Google’s $2.1bn bid for fitness tracker maker Fitbit is set to face a full-scale European antitrust investigation.
The European Commission will launch the probe next week to explore how Google proposes to handle the healthcare data collected by Fitbit, according to news agency MLex citing people familiar with the matter on Thursday.
Alphabet unit Google this month offered not to use Fitbit’s health data to help it target ads, but the Commission wants a much clearer understanding of how the Big Tech giant will use the fitness tracker.
Google’s data pledge has drawn criticism from healthcare agencies privacy advocates who fear the takeover will see the Big Tech firm boost its dominance in the online search market giving it access to valuable healthcare data.
EC plans four-month probe into deal
The Commission is set to end its preliminary review on 4 August, and then announce a four-month investigation into the merger.

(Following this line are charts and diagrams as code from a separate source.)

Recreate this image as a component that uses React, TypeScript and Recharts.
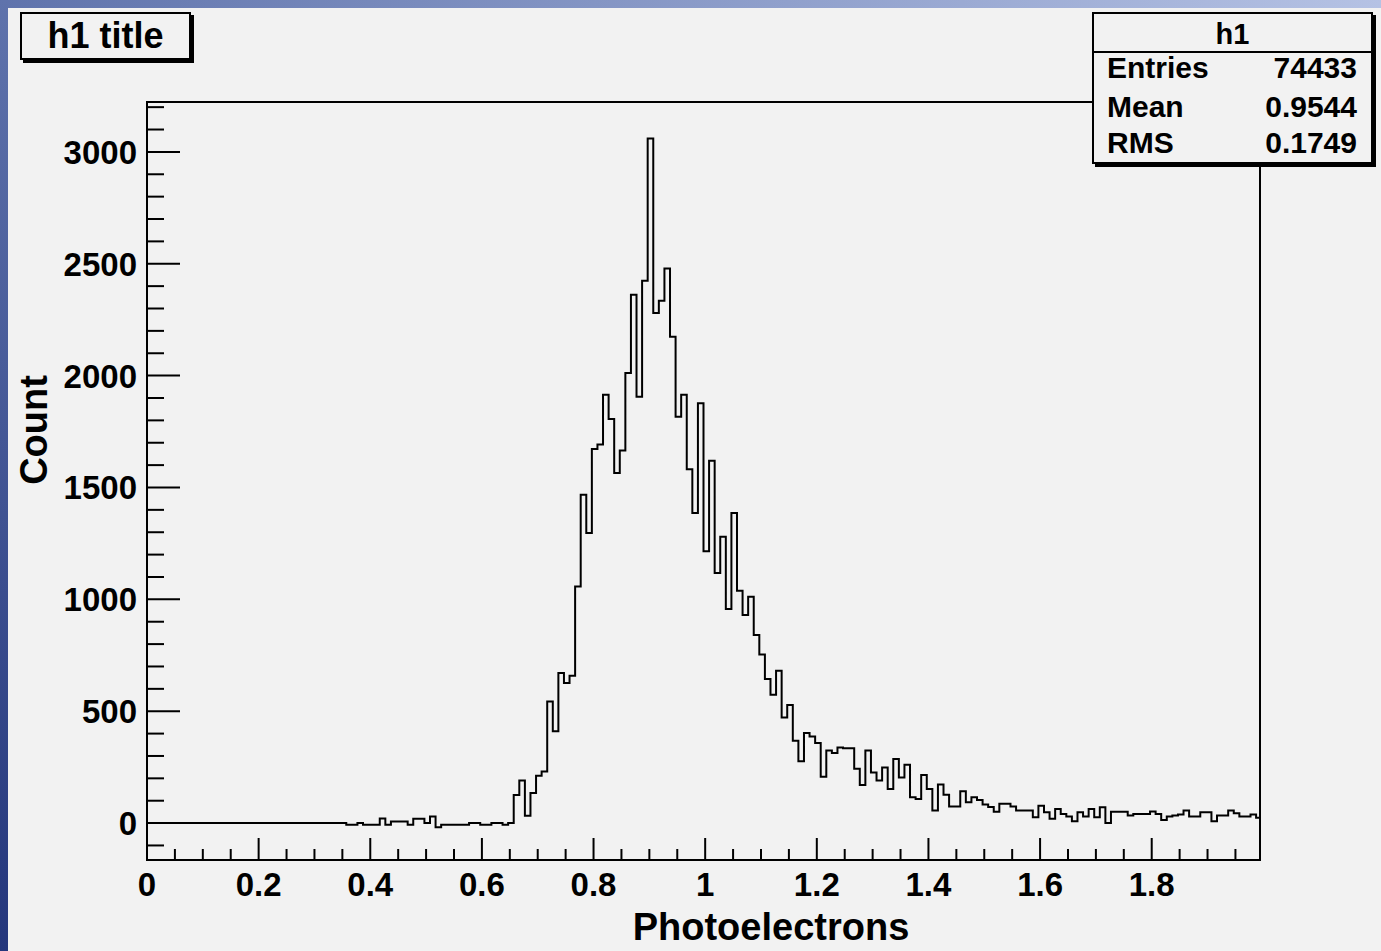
import React from 'react';
import { LineChart, Line, XAxis, YAxis, ReferenceArea } from 'recharts';

// bins are 0.01 wide, edges sit at 0.007 + 0.01*k; everything below bin 35 is empty
const binWidth = 0.01;
const binOffset = 0.007;
const firstBin = 35;
const xMax = 1.994;
const yMin = -165;
const yMax = 3223;

const counts = [
  -8, -8, 0, -8, -8, -8, 21, -8, 7, 7, 7, -8, 19, 19, 0, 29, -19, -8, -8, -8,
  -8, -8, 0, 0, -8, -8, 0, 0, -8, 0,
  126, 190, 33, 135, 212, 231, 544, 410, 671, 626, 659, 1057, 1467, 1297, 1672,
  1692, 1914, 1806, 1565, 1665, 2012, 2361, 1906, 2424, 3060, 2280, 2335, 2479,
  2174, 1816, 1914, 1582, 1386, 1877, 1215, 1620, 1118, 1280, 957, 1386, 1039,
  930, 1012, 841, 753, 644, 574, 681, 472, 528, 368, 276, 403, 387, 358, 207,
  324, 313, 338, 334, 334, 243, 170, 324, 226, 190, 249, 152, 286, 204, 261,
  115, 108, 215, 152, 56, 172, 127, 74, 74, 142, 93, 115, 103, 83, 72, 51, 86,
  86, 74, 56, 56, 56, 26, 78, 48, 19, 63, 41, 29, 8, 48, 29, 63, 26, 71, 0, 51,
  51, 51, 34, 41, 41, 41, 52, 41, 14, 29, 34, 38, 56, 29, 29, 48, 48, 8, 34, 34,
  56, 44, 29, 29, 38, 24,
];

const xMajorLabels = ['0', '0.2', '0.4', '0.6', '0.8', '1', '1.2', '1.4', '1.6', '1.8'];
const yMajorLabels = ['0', '500', '1000', '1500', '2000', '2500', '3000'];

const statsLabels = ['Entries', 'Mean', 'RMS'];
const statsValues = ['74433', '0.9544', '0.1749'];

const data = [
  { x: 0, count: 0 },
  ...counts.map((c, i) => ({ x: +(binOffset + (firstBin + i) * binWidth).toFixed(3), count: c })),
  { x: xMax, count: counts[counts.length - 1] },
];

const xTicks: number[] = [];
for (let i = 0; i <= 39; i++) xTicks.push(+(i * 0.05).toFixed(2));
const yTicks: number[] = [];
for (let v = -100; v <= 3200; v += 100) yTicks.push(v);

const font = '"Liberation Sans", Arial, Helvetica, sans-serif';

const XTick = (props: any) => {
  const { x, y, payload } = props;
  const v = payload.value;
  const idx = xMajorLabels.indexOf(String(v));
  const major = idx >= 0;
  return (
    <g>
      <line x1={x} x2={x} y1={y} y2={y - (major ? 22 : 11)} stroke="#000" strokeWidth={2} />
      {major && (
        <text x={x} y={y + 36} textAnchor="middle" fontSize={33} fontWeight={700} fontFamily={font} fill="#000">
          {xMajorLabels[idx]}
        </text>
      )}
    </g>
  );
};

const YTick = (props: any) => {
  const { x, y, payload } = props;
  const v = payload.value;
  const idx = yMajorLabels.indexOf(String(v));
  const major = idx >= 0;
  return (
    <g>
      <line x1={x} x2={x + (major ? 33 : 17)} y1={y} y2={y} stroke="#000" strokeWidth={2} />
      {major && (
        <text x={x - 10} y={y + 12} textAnchor="end" fontSize={33} fontWeight={700} fontFamily={font} fill="#000">
          {yMajorLabels[idx]}
        </text>
      )}
    </g>
  );
};

const App: React.FC = () => {
  return (
    <div style={{ position: 'absolute', left: 0, top: 0, width: 1381, height: 951, overflow: 'hidden', fontFamily: font }}>
      <div style={{ position: 'absolute', left: 0, top: 0, width: 1381, height: 8, background: 'linear-gradient(to right, #5f73ac, #b5c2e4)' }} />
      <div style={{ position: 'absolute', left: 0, top: 0, width: 8, height: 951, background: 'linear-gradient(to bottom, #5f73ac, #24367c)' }} />
      <div style={{ position: 'absolute', left: 8, top: 8, width: 1373, height: 943, background: '#f2f2f2' }} />

      <div style={{ position: 'absolute', left: 0, top: 0 }}>
        <LineChart width={1381} height={951} data={data} margin={{ top: 102, right: 121, bottom: 31, left: 27 }}>
          <XAxis
            dataKey="x"
            type="number"
            domain={[0, xMax]}
            allowDataOverflow
            ticks={xTicks}
            interval={0}
            tick={<XTick />}
            tickLine={false}
            axisLine={false}
            tickSize={0}
            tickMargin={0}
            height={60}
            label={{
              content: () => (
                <text x={771} y={940} textAnchor="middle" fontSize={38} fontWeight={700} fontFamily={font} fill="#000">
                  Photoelectrons
                </text>
              ),
            }}
          />
          <YAxis
            type="number"
            domain={[yMin, yMax]}
            allowDataOverflow
            ticks={yTicks}
            interval={0}
            tick={<YTick />}
            tickLine={false}
            axisLine={false}
            tickSize={0}
            tickMargin={0}
            width={120}
            label={{
              content: () => (
                <text x={47} y={430} transform="rotate(-90 47 430)" textAnchor="middle" fontSize={38} fontWeight={700} fontFamily={font} fill="#000">
                  Count
                </text>
              ),
            }}
          />
          <ReferenceArea x1={0} x2={xMax} y1={yMin} y2={yMax} fill="none" stroke="#000" strokeWidth={2} ifOverflow="visible" />
          <Line
            type="stepAfter"
            dataKey="count"
            stroke="#000"
            strokeWidth={2}
            dot={false}
            activeDot={false}
            isAnimationActive={false}
          />
        </LineChart>
      </div>

      <div
        style={{
          position: 'absolute', left: 20, top: 12, width: 171, height: 48, boxSizing: 'border-box',
          border: '2px solid #000', boxShadow: '3px 3px 0 #000', background: '#f2f2f2',
          fontSize: 36, fontWeight: 700, lineHeight: '44px', textAlign: 'center', color: '#000',
        }}
      >
        h1 title
      </div>

      <div
        style={{
          position: 'absolute', left: 1092, top: 12, width: 281, height: 152, boxSizing: 'border-box',
          border: '2px solid #000', boxShadow: '3px 3px 0 #000', background: '#f2f2f2', color: '#000', fontWeight: 700,
        }}
      >
        <div style={{ height: 37, borderBottom: '2px solid #000', textAlign: 'center', fontSize: 29, lineHeight: '40px' }}>h1</div>
        {statsLabels.map((lab, i) => (
          <div
            key={lab}
            style={{
              position: 'absolute', left: 13, right: 14, top: [36, 75, 111][i], height: 36, lineHeight: '36px',
              display: 'flex', justifyContent: 'space-between', fontSize: 30,
            }}
          >
            <span>{lab}</span>
            <span>{statsValues[i]}</span>
          </div>
        ))}
      </div>
    </div>
  );
};

export default App;
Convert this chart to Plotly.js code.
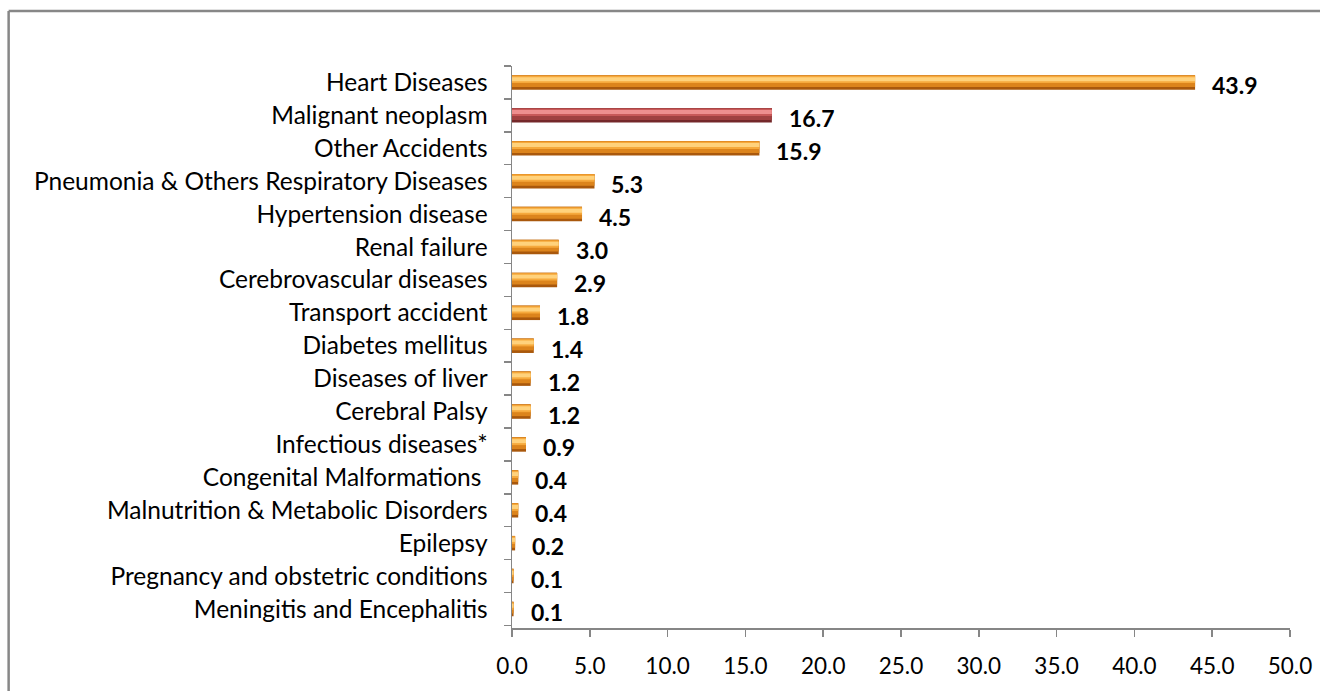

Google agreed to buy San Francisco-based Fitbit last November, in a move that would see it compete with market leader America’s Apple and South Korea’s Samsung in the fitness-tracking and smart-watch market, as well as China’s Huawei and Xiaomi.
A Google spokeswoman said: “The wearables space is crowded, and we believe the combination of Google and Fitbit’s hardware efforts will increase competition in the sector, benefiting consumers and making the next generation of devices better and more affordable.”
In April, reports surfaced that the US Department of Justice was looking into how the personal data of consumers will be protected under the deal.
Google’s playing catch-up in wearable tech
The two companies have pledged to complete the takeover by the end of this year. If the deal does not go through Google has agreed to pay Fitbit, led by chief executive James Park (pictured) $250m as a termination fee.
Google plans to use Fitbit to bolster its position in the wearable tech market. The search engine firm has not launched its own wearable hardware and has instead leaned on third parties to build around its Wear OS software.
Fitbit shares were down 1.5% in premarket trading at $6.56, and have risen 3% this year.
Google stock is down 1% in premarket trading at $1,509, and has risen 11% in 2020.